GIVEN INFORMATION →
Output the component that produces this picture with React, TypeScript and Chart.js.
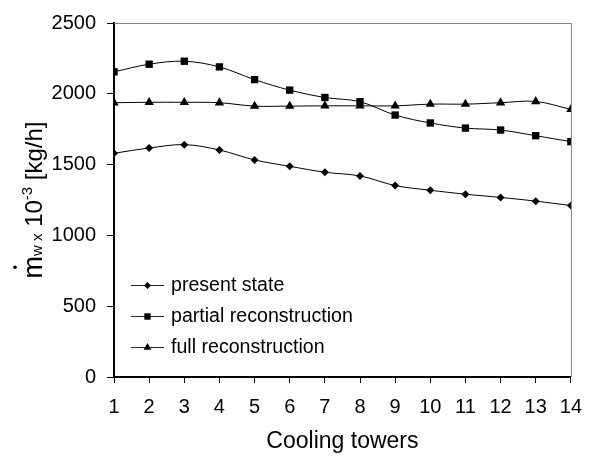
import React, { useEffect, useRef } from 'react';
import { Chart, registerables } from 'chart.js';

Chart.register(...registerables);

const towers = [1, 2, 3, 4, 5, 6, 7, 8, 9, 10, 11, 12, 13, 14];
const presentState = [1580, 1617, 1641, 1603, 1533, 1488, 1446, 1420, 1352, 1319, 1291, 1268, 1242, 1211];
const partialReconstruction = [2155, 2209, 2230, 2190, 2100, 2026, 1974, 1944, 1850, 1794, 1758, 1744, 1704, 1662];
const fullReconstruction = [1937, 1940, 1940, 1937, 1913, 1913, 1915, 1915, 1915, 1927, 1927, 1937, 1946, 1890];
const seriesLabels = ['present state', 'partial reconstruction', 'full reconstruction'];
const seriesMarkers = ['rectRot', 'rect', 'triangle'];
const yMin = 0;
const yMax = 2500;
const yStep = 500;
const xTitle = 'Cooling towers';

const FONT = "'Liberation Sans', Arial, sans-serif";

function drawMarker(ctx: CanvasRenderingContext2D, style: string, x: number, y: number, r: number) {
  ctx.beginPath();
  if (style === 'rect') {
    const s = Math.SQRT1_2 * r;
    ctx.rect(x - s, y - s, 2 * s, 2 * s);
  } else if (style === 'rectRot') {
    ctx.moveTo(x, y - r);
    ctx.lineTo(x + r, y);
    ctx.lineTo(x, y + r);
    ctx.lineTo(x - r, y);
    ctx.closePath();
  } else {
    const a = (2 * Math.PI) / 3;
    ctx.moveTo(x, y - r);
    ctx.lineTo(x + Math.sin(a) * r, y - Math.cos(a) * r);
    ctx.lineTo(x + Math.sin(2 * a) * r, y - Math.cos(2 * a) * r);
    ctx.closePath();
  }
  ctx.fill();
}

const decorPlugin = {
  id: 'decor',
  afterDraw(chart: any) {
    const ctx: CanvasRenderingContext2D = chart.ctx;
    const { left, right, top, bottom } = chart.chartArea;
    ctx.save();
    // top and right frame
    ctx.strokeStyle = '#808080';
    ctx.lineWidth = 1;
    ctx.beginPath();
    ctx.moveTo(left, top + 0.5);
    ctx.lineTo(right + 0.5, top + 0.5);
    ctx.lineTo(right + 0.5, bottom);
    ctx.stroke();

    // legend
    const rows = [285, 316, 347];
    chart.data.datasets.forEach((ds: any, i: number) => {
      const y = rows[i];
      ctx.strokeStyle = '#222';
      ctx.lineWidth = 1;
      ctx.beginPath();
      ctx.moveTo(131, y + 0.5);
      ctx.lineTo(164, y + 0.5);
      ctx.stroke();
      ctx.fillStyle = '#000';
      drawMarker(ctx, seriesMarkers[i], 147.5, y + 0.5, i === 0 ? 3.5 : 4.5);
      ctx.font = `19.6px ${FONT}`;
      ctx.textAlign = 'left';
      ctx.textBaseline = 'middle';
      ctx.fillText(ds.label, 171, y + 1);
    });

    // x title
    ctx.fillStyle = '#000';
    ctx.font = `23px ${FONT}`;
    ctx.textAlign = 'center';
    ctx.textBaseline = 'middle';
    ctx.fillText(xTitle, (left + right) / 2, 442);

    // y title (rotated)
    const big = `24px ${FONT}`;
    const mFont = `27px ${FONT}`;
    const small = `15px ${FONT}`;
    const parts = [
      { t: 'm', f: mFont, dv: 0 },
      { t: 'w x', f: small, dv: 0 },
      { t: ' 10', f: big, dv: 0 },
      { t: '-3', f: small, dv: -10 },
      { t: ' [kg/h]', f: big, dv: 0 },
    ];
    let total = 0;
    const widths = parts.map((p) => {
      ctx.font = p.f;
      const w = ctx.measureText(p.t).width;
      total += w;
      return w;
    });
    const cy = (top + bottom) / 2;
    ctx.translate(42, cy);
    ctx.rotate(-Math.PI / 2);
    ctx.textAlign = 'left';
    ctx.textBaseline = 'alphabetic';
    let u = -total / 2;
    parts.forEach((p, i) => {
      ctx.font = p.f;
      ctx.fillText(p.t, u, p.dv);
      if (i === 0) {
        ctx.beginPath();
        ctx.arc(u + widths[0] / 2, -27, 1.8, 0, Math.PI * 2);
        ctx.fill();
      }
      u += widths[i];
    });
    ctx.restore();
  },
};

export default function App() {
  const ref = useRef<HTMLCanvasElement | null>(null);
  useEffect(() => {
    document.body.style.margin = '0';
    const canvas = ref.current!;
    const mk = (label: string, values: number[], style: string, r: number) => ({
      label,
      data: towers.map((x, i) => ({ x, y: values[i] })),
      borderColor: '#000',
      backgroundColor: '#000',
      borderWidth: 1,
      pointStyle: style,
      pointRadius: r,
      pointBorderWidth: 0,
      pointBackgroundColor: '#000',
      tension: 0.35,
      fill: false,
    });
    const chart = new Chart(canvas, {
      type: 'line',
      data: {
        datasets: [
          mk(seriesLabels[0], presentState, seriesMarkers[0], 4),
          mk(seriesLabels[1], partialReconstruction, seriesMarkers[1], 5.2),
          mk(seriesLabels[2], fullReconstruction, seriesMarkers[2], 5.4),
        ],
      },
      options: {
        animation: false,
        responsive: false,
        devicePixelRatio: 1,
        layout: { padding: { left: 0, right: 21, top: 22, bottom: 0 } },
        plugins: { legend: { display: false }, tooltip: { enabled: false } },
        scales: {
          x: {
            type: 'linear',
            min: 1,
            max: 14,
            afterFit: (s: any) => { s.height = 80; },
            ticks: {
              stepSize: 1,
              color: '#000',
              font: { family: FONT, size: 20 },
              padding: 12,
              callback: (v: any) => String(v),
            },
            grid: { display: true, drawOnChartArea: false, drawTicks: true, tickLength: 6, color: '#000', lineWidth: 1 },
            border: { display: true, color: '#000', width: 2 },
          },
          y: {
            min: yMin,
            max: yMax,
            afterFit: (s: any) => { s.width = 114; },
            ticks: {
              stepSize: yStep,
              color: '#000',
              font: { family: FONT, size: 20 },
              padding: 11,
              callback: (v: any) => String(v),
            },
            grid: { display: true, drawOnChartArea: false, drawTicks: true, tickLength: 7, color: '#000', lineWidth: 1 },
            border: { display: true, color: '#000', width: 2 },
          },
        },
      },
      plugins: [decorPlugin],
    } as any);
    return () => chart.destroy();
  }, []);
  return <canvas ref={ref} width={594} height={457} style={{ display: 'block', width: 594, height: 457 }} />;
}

INSTRUCTIONS TO FOLLOW → Starting at the top of the listing above, reproduce each line up to and including the one with "Chart.register(...registerables);"; omit the pictures.

THE ANSWER →
Output the component that produces this picture with React, TypeScript and Chart.js.
import React, { useEffect, useRef } from 'react';
import { Chart, registerables } from 'chart.js';

Chart.register(...registerables);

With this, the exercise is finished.